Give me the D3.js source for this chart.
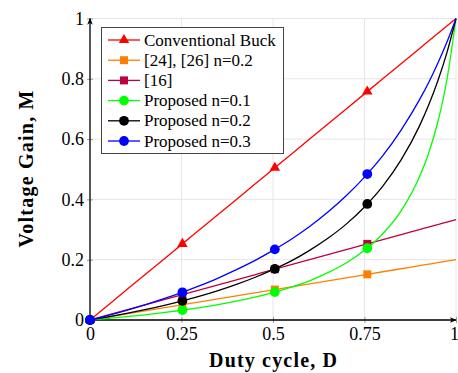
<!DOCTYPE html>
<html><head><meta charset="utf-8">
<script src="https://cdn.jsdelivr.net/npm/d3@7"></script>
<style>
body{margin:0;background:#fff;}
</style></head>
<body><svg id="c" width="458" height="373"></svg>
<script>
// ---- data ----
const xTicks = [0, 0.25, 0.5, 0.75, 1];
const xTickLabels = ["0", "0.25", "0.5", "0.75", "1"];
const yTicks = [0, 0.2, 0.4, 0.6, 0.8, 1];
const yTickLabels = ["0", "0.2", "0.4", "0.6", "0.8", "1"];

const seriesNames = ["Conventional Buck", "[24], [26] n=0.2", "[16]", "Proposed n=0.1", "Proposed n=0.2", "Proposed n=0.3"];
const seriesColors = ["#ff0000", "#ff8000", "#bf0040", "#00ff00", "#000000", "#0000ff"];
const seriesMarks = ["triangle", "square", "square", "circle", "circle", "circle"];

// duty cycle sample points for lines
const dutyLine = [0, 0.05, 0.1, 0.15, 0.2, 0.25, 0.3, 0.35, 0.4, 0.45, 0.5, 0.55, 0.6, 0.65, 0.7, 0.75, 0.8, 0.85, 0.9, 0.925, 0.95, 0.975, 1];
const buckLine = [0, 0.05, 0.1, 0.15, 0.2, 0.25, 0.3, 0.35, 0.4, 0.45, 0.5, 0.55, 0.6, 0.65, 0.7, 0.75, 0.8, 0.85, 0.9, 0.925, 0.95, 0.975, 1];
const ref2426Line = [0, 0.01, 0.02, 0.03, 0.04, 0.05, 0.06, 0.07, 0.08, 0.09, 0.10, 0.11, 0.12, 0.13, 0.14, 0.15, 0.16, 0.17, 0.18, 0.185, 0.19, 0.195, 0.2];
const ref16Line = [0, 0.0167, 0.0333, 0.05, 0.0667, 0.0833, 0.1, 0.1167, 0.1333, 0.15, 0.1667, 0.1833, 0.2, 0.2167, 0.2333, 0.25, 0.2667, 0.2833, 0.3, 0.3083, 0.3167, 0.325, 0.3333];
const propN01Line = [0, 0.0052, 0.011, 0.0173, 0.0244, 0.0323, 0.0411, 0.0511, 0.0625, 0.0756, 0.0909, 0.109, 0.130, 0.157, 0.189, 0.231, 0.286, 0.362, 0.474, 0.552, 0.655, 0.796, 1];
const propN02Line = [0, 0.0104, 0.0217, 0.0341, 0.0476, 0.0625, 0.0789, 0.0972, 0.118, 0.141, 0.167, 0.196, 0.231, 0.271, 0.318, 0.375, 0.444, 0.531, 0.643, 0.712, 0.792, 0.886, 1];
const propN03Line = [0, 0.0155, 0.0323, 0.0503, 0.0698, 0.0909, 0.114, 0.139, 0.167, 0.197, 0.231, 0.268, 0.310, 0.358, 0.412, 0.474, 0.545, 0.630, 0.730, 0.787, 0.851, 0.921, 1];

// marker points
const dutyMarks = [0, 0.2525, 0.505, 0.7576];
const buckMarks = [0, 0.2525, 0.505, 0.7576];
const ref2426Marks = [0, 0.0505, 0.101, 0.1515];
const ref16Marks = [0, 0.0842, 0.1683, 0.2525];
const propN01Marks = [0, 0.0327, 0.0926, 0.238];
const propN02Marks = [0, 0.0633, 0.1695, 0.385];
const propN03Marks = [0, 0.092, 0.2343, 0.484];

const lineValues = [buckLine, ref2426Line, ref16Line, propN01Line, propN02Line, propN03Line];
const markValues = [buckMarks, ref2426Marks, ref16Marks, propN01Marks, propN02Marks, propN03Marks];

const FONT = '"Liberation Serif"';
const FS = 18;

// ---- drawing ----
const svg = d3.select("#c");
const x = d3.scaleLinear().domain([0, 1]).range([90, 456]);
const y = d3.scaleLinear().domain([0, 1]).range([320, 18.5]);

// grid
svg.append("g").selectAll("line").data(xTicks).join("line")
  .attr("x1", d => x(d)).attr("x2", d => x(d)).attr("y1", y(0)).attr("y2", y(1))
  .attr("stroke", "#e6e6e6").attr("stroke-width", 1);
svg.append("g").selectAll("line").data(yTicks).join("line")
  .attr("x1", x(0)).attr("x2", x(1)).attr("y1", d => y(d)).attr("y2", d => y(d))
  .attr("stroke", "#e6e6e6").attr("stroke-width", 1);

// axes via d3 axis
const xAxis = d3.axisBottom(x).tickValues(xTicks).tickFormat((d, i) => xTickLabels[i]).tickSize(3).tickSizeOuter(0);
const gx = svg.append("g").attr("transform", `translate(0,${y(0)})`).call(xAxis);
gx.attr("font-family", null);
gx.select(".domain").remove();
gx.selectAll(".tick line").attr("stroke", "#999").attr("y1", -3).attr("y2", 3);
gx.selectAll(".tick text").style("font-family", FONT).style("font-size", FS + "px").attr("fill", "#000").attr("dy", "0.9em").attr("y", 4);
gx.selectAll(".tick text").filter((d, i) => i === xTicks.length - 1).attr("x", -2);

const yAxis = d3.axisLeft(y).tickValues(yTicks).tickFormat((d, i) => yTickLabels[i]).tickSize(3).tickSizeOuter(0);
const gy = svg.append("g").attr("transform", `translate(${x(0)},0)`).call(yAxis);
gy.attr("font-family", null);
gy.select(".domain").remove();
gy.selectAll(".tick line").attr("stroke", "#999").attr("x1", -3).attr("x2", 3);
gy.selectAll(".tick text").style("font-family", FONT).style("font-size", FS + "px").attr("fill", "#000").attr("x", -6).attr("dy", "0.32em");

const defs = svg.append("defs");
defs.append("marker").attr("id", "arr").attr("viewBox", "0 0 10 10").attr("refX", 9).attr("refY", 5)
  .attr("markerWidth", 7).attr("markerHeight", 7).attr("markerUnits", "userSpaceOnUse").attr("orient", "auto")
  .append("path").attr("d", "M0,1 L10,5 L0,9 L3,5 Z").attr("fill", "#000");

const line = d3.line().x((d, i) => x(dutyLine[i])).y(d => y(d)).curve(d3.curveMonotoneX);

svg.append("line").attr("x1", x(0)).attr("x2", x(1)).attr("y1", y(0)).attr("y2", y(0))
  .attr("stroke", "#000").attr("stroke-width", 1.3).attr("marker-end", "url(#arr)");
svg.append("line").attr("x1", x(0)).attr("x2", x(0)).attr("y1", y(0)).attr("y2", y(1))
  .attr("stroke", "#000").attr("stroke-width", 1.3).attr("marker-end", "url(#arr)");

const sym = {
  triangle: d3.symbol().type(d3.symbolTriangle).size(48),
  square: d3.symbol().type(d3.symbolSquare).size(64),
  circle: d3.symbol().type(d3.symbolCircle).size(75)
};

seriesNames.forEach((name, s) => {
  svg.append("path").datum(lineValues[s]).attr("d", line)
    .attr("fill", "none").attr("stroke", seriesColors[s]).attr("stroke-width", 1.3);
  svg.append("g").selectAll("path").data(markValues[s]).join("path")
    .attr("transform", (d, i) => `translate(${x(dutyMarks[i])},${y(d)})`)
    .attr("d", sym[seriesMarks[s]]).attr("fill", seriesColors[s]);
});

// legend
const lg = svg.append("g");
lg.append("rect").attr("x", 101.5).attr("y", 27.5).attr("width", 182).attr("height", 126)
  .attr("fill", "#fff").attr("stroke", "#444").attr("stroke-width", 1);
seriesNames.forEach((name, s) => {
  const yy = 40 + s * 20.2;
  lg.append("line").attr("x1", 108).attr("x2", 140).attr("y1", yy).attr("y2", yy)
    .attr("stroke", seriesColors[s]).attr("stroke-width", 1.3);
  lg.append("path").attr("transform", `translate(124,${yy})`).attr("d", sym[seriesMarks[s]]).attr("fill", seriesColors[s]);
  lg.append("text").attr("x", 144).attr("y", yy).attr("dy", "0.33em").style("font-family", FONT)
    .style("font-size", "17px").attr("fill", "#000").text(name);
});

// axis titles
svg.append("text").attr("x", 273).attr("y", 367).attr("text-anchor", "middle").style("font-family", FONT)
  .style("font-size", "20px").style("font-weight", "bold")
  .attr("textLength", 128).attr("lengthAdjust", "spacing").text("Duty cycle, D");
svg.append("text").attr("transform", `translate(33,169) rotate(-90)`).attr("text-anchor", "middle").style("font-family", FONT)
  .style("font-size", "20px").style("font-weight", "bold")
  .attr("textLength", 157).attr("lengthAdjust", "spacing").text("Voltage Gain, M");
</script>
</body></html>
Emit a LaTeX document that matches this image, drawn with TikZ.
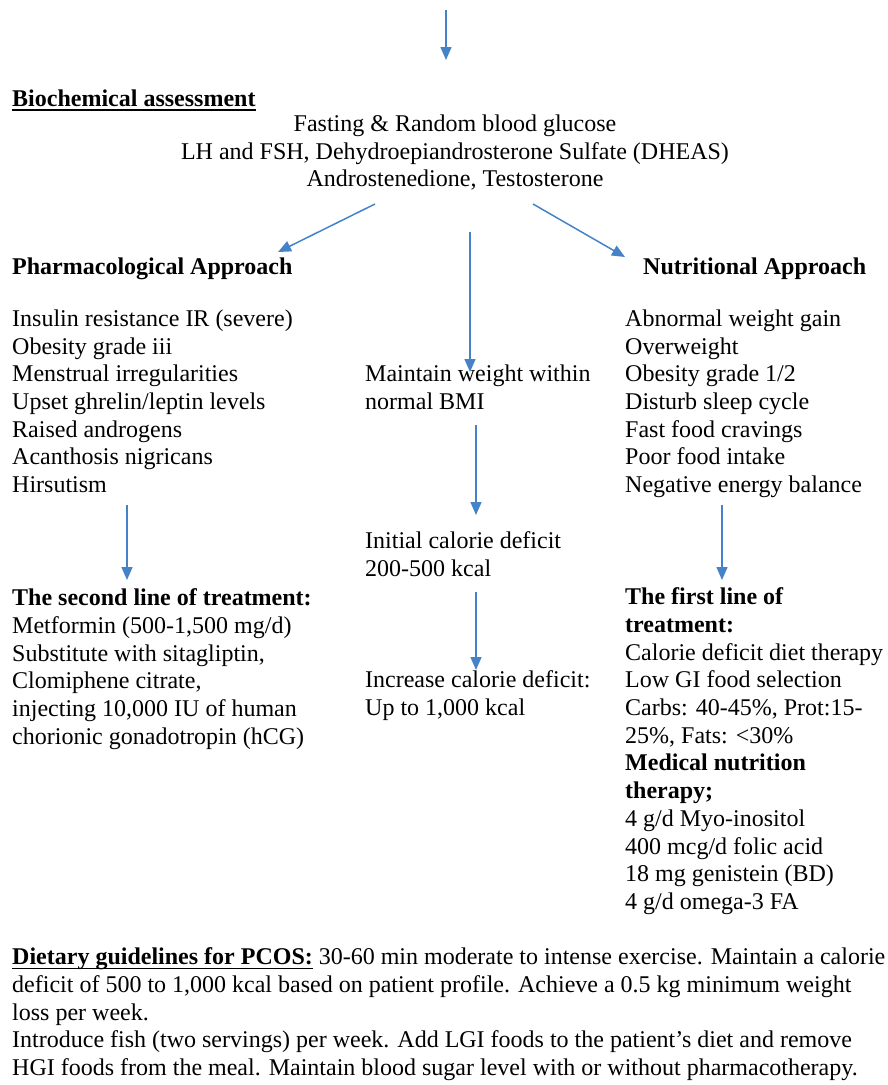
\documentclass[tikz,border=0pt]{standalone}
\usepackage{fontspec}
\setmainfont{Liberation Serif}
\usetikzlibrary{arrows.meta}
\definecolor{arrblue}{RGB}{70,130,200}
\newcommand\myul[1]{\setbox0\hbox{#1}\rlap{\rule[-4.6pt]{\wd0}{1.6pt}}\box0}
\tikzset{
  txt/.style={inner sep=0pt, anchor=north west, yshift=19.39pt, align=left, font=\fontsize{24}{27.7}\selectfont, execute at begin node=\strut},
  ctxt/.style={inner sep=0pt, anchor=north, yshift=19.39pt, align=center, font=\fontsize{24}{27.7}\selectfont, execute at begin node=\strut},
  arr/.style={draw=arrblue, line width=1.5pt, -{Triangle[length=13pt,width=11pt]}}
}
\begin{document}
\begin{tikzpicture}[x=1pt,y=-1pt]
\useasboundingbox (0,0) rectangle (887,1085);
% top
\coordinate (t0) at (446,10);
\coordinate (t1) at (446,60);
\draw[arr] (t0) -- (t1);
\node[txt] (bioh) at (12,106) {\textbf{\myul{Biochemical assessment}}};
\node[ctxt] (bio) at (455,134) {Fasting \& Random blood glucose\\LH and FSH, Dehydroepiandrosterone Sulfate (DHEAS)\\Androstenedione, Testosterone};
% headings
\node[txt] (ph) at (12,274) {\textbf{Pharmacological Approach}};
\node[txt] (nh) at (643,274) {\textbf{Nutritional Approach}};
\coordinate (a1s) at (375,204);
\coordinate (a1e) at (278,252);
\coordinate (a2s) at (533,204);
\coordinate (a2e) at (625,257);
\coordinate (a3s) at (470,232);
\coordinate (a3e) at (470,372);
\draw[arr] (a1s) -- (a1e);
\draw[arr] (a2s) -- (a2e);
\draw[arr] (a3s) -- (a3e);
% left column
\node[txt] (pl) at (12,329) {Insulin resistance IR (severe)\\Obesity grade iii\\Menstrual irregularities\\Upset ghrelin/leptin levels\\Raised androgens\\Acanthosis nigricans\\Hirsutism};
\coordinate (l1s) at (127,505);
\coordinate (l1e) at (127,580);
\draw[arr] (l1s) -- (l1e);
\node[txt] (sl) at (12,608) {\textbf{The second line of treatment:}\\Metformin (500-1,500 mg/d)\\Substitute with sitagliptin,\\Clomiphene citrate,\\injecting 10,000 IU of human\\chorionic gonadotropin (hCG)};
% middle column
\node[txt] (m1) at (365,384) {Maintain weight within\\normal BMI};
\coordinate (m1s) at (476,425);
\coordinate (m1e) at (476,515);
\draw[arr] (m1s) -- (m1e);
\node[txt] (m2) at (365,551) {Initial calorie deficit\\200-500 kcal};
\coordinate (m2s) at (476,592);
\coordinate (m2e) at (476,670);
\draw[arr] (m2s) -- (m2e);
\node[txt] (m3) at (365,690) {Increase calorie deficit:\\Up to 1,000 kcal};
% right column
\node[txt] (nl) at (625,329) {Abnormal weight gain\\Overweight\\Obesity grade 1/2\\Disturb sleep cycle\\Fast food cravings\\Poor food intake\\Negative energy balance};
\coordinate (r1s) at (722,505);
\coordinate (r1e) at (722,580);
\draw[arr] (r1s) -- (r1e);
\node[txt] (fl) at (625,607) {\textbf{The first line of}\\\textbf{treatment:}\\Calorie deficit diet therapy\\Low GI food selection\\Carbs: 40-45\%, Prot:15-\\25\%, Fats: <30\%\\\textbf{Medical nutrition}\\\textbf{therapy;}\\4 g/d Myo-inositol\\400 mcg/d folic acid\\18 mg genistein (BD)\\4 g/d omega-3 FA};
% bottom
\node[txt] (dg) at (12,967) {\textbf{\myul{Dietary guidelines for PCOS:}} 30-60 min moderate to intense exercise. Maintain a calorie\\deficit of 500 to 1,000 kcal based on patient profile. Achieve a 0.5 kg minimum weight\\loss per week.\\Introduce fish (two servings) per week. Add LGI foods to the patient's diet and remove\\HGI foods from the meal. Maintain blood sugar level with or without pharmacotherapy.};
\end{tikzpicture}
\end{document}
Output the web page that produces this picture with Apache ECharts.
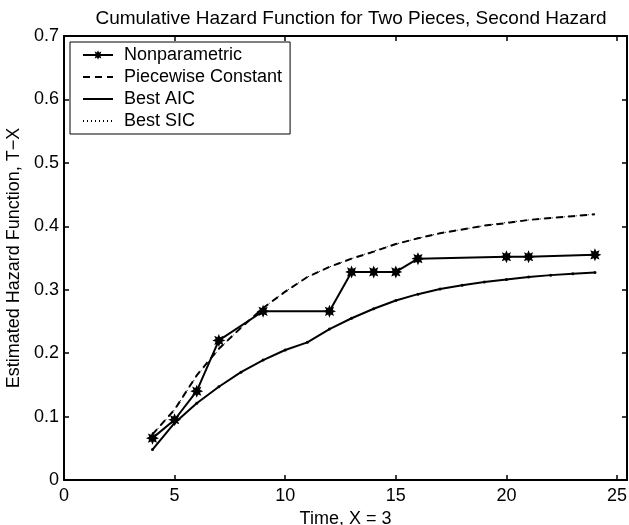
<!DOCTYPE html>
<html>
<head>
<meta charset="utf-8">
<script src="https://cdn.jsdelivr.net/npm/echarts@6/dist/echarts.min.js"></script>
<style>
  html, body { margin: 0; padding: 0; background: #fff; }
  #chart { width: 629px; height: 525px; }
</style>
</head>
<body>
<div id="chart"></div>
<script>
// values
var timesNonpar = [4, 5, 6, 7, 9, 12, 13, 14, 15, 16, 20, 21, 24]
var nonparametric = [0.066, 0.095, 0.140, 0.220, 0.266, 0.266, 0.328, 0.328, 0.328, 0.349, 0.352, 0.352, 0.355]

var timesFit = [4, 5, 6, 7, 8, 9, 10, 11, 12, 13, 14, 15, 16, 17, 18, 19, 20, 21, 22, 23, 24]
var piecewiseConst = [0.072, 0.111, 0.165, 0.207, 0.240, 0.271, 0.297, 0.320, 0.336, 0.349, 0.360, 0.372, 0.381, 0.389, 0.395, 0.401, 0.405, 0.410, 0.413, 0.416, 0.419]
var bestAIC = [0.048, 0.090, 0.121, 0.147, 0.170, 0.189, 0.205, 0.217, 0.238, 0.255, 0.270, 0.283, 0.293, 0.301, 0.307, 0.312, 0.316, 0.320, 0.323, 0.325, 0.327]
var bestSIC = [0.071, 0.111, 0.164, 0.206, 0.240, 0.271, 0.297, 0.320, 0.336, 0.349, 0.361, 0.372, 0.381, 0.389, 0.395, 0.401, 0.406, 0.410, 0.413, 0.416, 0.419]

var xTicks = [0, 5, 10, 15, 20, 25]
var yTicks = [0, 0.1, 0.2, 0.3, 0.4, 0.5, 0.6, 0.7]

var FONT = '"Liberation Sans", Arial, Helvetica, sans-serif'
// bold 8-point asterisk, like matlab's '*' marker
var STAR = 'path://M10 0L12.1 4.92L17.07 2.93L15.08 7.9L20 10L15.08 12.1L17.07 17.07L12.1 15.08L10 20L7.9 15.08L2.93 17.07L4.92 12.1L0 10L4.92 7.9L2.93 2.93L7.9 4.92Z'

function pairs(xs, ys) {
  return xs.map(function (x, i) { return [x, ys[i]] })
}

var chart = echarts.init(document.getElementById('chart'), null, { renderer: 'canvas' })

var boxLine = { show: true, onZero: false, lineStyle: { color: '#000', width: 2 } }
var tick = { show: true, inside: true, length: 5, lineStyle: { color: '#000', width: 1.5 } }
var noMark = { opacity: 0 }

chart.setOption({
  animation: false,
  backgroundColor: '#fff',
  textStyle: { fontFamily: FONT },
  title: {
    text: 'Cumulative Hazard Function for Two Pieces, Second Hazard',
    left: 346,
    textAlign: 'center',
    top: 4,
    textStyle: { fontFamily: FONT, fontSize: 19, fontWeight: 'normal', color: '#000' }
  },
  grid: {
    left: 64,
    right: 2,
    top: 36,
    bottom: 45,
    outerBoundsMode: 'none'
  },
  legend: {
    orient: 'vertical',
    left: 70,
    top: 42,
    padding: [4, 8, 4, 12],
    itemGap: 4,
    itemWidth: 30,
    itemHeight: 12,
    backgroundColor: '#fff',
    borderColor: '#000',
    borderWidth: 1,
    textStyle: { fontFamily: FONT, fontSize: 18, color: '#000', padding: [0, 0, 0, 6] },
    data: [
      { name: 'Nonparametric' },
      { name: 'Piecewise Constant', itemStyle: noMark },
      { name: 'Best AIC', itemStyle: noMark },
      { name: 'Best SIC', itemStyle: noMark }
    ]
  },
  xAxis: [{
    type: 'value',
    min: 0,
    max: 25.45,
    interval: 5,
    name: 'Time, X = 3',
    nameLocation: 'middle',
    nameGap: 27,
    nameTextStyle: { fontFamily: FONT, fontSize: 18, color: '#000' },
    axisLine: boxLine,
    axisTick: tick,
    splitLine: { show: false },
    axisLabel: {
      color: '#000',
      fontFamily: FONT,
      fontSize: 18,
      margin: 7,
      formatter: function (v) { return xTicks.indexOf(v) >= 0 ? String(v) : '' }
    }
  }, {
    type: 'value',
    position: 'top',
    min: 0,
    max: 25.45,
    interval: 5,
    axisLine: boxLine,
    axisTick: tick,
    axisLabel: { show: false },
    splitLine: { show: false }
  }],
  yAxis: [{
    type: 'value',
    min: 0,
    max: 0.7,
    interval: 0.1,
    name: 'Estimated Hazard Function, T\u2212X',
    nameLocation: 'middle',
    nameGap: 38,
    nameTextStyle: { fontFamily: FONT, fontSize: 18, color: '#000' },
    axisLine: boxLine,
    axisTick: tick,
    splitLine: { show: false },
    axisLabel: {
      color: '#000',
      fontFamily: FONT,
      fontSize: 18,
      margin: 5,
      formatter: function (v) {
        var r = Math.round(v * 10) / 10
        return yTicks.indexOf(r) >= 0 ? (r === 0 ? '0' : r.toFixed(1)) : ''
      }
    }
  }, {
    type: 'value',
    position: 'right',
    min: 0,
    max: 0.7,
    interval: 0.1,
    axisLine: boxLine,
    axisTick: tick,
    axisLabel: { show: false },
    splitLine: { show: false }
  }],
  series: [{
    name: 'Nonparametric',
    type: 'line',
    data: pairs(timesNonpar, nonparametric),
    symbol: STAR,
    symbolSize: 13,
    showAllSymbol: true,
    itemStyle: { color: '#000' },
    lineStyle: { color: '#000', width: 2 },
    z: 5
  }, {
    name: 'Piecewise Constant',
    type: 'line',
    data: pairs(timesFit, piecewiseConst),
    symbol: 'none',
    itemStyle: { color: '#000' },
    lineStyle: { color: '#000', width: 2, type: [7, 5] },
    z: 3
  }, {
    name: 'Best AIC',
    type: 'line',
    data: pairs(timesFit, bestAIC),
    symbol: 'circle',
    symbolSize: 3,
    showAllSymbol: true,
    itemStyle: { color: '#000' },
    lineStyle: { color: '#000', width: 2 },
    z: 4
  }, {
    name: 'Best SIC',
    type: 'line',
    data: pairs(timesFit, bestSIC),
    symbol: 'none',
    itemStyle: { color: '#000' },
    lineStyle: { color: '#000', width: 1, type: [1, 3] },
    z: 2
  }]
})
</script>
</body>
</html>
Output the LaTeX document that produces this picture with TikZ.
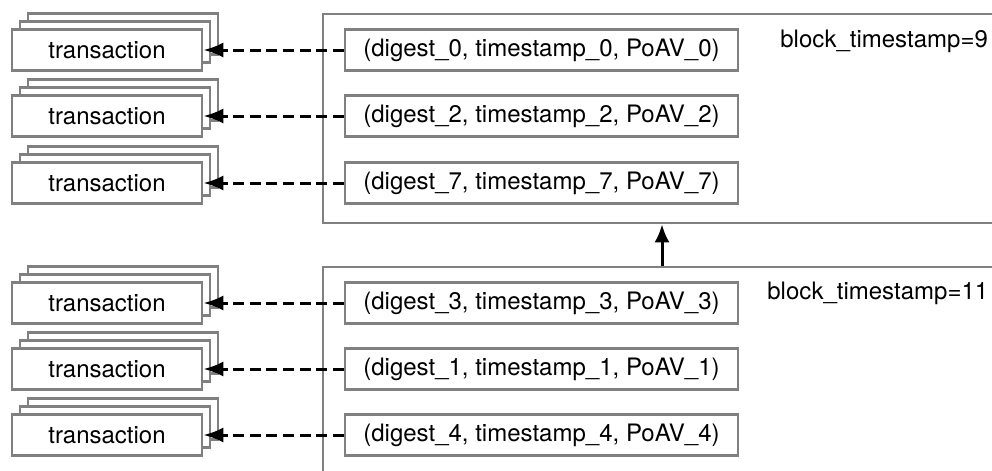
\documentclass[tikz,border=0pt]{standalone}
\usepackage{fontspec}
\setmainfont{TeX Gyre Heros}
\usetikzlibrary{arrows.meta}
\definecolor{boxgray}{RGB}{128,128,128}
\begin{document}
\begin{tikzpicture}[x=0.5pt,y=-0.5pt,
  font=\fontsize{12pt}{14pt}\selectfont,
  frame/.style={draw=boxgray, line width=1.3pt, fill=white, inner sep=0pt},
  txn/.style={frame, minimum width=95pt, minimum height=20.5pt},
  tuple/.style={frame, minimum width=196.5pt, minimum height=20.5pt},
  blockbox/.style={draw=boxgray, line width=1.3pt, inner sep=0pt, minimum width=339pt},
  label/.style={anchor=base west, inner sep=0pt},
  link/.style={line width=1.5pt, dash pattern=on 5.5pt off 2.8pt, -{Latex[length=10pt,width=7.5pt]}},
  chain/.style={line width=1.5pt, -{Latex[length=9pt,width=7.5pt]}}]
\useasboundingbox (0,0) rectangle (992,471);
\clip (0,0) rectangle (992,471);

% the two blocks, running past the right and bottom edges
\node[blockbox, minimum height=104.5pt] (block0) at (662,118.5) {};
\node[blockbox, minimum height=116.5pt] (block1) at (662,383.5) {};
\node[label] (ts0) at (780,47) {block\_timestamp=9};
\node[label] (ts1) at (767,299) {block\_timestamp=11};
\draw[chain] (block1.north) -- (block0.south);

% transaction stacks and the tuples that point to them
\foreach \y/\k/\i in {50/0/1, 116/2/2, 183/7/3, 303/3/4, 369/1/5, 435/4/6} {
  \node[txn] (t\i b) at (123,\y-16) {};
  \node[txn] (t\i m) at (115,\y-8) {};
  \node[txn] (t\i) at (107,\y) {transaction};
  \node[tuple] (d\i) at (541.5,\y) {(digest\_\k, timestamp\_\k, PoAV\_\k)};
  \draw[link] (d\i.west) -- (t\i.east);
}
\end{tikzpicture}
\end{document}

■ ■ ■ ■

### WORK TO COMPLETE
Leaving out all pictures, set down exactly the lines of the material above, from the line with "Output the web" to the line with "var yTicks = [0, 0.1, 0.2, 0.3, 0.4, 0.5, 0.6, 0.7]" inclusive, and no others.

### CORRECT ANSWER
Output the web page that produces this picture with Apache ECharts.
<!DOCTYPE html>
<html>
<head>
<meta charset="utf-8">
<script src="https://cdn.jsdelivr.net/npm/echarts@6/dist/echarts.min.js"></script>
<style>
  html, body { margin: 0; padding: 0; background: #fff; }
  #chart { width: 629px; height: 525px; }
</style>
</head>
<body>
<div id="chart"></div>
<script>
// values
var timesNonpar = [4, 5, 6, 7, 9, 12, 13, 14, 15, 16, 20, 21, 24]
var nonparametric = [0.066, 0.095, 0.140, 0.220, 0.266, 0.266, 0.328, 0.328, 0.328, 0.349, 0.352, 0.352, 0.355]

var timesFit = [4, 5, 6, 7, 8, 9, 10, 11, 12, 13, 14, 15, 16, 17, 18, 19, 20, 21, 22, 23, 24]
var piecewiseConst = [0.072, 0.111, 0.165, 0.207, 0.240, 0.271, 0.297, 0.320, 0.336, 0.349, 0.360, 0.372, 0.381, 0.389, 0.395, 0.401, 0.405, 0.410, 0.413, 0.416, 0.419]
var bestAIC = [0.048, 0.090, 0.121, 0.147, 0.170, 0.189, 0.205, 0.217, 0.238, 0.255, 0.270, 0.283, 0.293, 0.301, 0.307, 0.312, 0.316, 0.320, 0.323, 0.325, 0.327]
var bestSIC = [0.071, 0.111, 0.164, 0.206, 0.240, 0.271, 0.297, 0.320, 0.336, 0.349, 0.361, 0.372, 0.381, 0.389, 0.395, 0.401, 0.406, 0.410, 0.413, 0.416, 0.419]

var xTicks = [0, 5, 10, 15, 20, 25]
var yTicks = [0, 0.1, 0.2, 0.3, 0.4, 0.5, 0.6, 0.7]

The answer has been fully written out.